Causal association between blood metabolites and vertigo: A Mendelian randomization study.

Abstract

Metabolic disorders have been identified as an important factor causing nervous system diseases. However, due to the interference of confounding factors, the causal relationship between them has not been clearly elucidated, so it is necessary to study the causal relationship between them. To explore the causal relationship between blood metabolites and vertigo by Mendelian randomization. To assess causality, the inverse variance weighting method was employed as the primary analytical approach, complemented by additional sensitivity analyses. Metabolic pathway enrichment analysis and genetic correlation analysis were employed to further assess the metabolites.

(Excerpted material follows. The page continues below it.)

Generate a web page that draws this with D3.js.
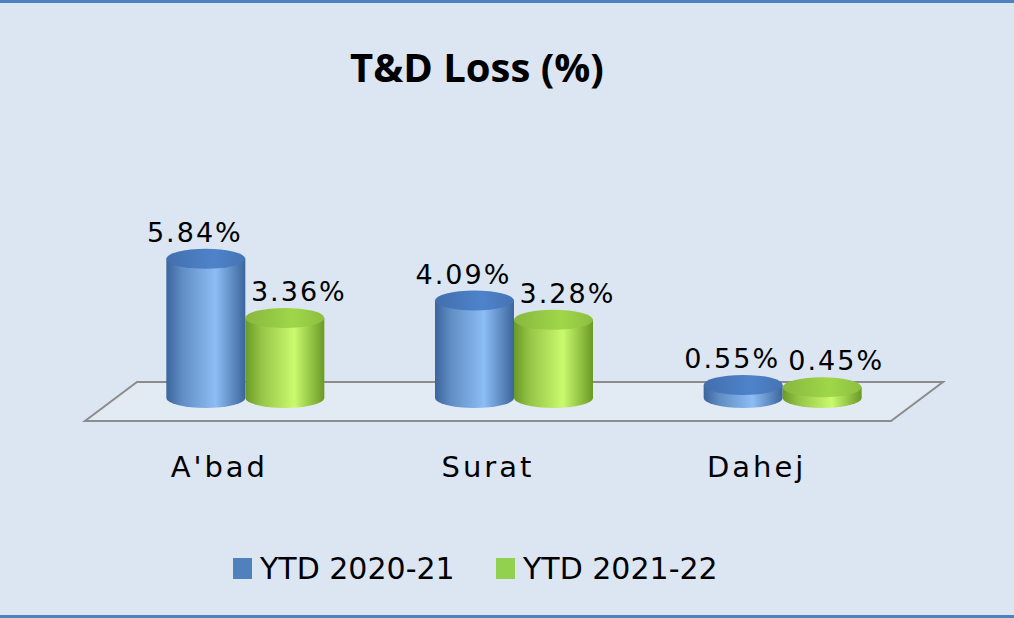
<!DOCTYPE html>
<html>
<head>
<meta charset="utf-8">
<script src="https://cdn.jsdelivr.net/npm/d3@7"></script>
<style>
  html, body { margin: 0; padding: 0; background: #dce6f2; }
  svg { display: block; }
</style>
</head>
<body>
<svg id="chart"></svg>
<script>
// data
const categories = ["A'bad", "Surat", "Dahej"];
const seriesNames = ["YTD 2020-21", "YTD 2021-22"];
const ytd2021 = [5.84, 4.09, 0.55];
const ytd2122 = [3.36, 3.28, 0.45];
const yTicks = [0, 6];

const width = 1014, height = 618;
const colors = [
    { edge: "#3b659c", mid: "#8dbdf5", top: "#4a7cc0", key: "#4f81bd" },
    { edge: "#6a9a25", mid: "#c9fa6e", top: "#97cc45", key: "#92d050" }
];

const svg = d3.select("#chart")
    .attr("width", width)
    .attr("height", height);

// background + borders
svg.append("rect").attr("width", width).attr("height", height).attr("fill", "#dce6f2");
svg.append("rect").attr("x", 0).attr("y", 0).attr("width", width).attr("height", 3).attr("fill", "#4f81bd");
svg.append("rect").attr("x", 0).attr("y", height - 3).attr("width", width).attr("height", 3).attr("fill", "#4f81bd");

// gradients
const defs = svg.append("defs");
colors.forEach((c, i) => {
    const g = defs.append("linearGradient").attr("id", "body" + i)
        .attr("x1", "0%").attr("x2", "100%").attr("y1", "0%").attr("y2", "0%");
    g.append("stop").attr("offset", "0%").attr("stop-color", c.edge);
    g.append("stop").attr("offset", "20%").attr("stop-color", d3.interpolateRgb(c.edge, c.mid)(0.45));
    g.append("stop").attr("offset", "62%").attr("stop-color", c.mid);
    g.append("stop").attr("offset", "100%").attr("stop-color", c.edge);
    const t = defs.append("linearGradient").attr("id", "top" + i)
        .attr("x1", "0%").attr("x2", "100%").attr("y1", "0%").attr("y2", "0%");
    t.append("stop").attr("offset", "0%").attr("stop-color", d3.color(c.top).darker(0.3));
    t.append("stop").attr("offset", "60%").attr("stop-color", d3.color(c.top).brighter(0.15));
    t.append("stop").attr("offset", "100%").attr("stop-color", d3.color(c.top).darker(0.2));
});

// scales
const baseY = 398;
const depth = 26;      // floor half-depth offset in x
const x = d3.scaleBand().domain(categories).range([111, 917]);   // floor mid line
const xFront = d3.scaleBand().domain(categories).range([85, 891]);
const xs = d3.scaleBand().domain(seriesNames).range([-79, 79]);
const y = d3.scaleLinear().domain(yTicks).range([baseY, baseY - 143]);
const rx = xs.bandwidth() / 2, ry = 10;

// floor
const fl = 111 - depth, fr = 917 - depth;
svg.append("path")
    .attr("d", `M${fl},421 L${fr},421 L${917 + depth},382 L${111 + depth},382 Z`)
    .attr("fill", "#e2eaf4")
    .attr("stroke", "#8c8c8c")
    .attr("stroke-width", 2)
    .attr("stroke-linejoin", "miter");

// title
svg.append("text")
    .attr("x", 477).attr("y", 82)
    .attr("text-anchor", "middle")
    .attr("font-family", "'Open Sans', 'Noto Sans', sans-serif")
    .attr("font-weight", "bold")
    .attr("font-size", 40)
    .attr("fill", "#000")
    .text("T&D Loss (%)");

// cylinders
const seriesData = [ytd2021, ytd2122];
const labelDx = [-11, 14];
seriesData.forEach((vals, si) => {
    const g = svg.append("g");
    const items = categories.map((c, i) => ({ cat: c, v: vals[i] }));
    const cx = d => x(d.cat) + x.bandwidth() / 2 + xs(seriesNames[si]) + rx;
    g.selectAll("path.body").data(items).enter().append("path")
        .attr("class", "body")
        .attr("d", d => {
            const x0 = cx(d) - rx, x1 = cx(d) + rx, yt = y(d.v);
            return `M${x0},${yt} L${x0},${baseY} A${rx},${ry} 0 0 0 ${x1},${baseY} L${x1},${yt} Z`;
        })
        .attr("fill", `url(#body${si})`);
    g.selectAll("ellipse").data(items).enter().append("ellipse")
        .attr("cx", cx)
        .attr("cy", d => y(d.v))
        .attr("rx", rx)
        .attr("ry", ry)
        .attr("fill", `url(#top${si})`);
    g.selectAll("text").data(items).enter().append("text")
        .attr("x", d => cx(d) + labelDx[si])
        .attr("y", d => y(d.v) - ry - 7)
        .attr("text-anchor", "middle")
        .attr("font-family", "'DejaVu Sans', sans-serif")
        .attr("font-size", 27)
        .attr("letter-spacing", 2)
        .attr("fill", "#000")
        .text(d => d.v.toFixed(2) + "%");
});

// category labels
svg.append("g").selectAll("text").data(categories).enter().append("text")
    .attr("x", d => xFront(d) + xFront.bandwidth() / 2)
    .attr("y", 477)
    .attr("text-anchor", "middle")
    .attr("font-family", "'DejaVu Sans', sans-serif")
    .attr("font-size", 29)
    .attr("letter-spacing", 3)
    .attr("fill", "#000")
    .text(d => d);

// legend
const legendX = [233, 496];
const legend = svg.append("g").selectAll("g").data(seriesNames).enter().append("g")
    .attr("transform", (d, i) => `translate(${legendX[i]}, 558)`);
legend.append("rect")
    .attr("width", 19).attr("height", 21)
    .attr("fill", (d, i) => colors[i].key);
legend.append("text")
    .attr("x", 27).attr("y", 21)
    .attr("font-family", "'DejaVu Sans', sans-serif")
    .attr("font-size", 30)
    .attr("fill", "#000")
    .text(d => d);
</script>
</body>
</html>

All statistical analyses were conducted using the R software. The study employed metabolite Genome Wide Association Study and vertigo diseases summary data sets to examine the causal relationship between 486 blood metabolites and 3 types of vertigo. A total of 55 potential metabolites associated with the 3 types of vertigo were identified, with 22, 16, and 13 candidate metabolites showing relatively reliable MR Evidence for Vestibular Dysfunction, Peripheral Vertigo, and Central Vertigo, respectively. Enrichment analysis was conducted to investigate the biological significance of these candidate metabolites, resulting in the identification of 7 key metabolic pathways across the 3 diseases, the metabolic pathway known as "Valine, leucine, and isoleucine biosynthesis" was found to be associated with all 3 types of vertigo, suggesting its potential influence on the vestibular system. Genetic correlation analysis revealed a genetic correlation between X-10510 and dodecanedioate with Vestibular Dysfunction. This study offers novel perspectives on the causal impact of blood metabolites on vertigo through the integration of genomics and metabolomics. Identifying metabolites that contribute to vertigo could serve as potential biomarkers and contribute to a better understanding of the underlying biological mechanisms associated with vertigo.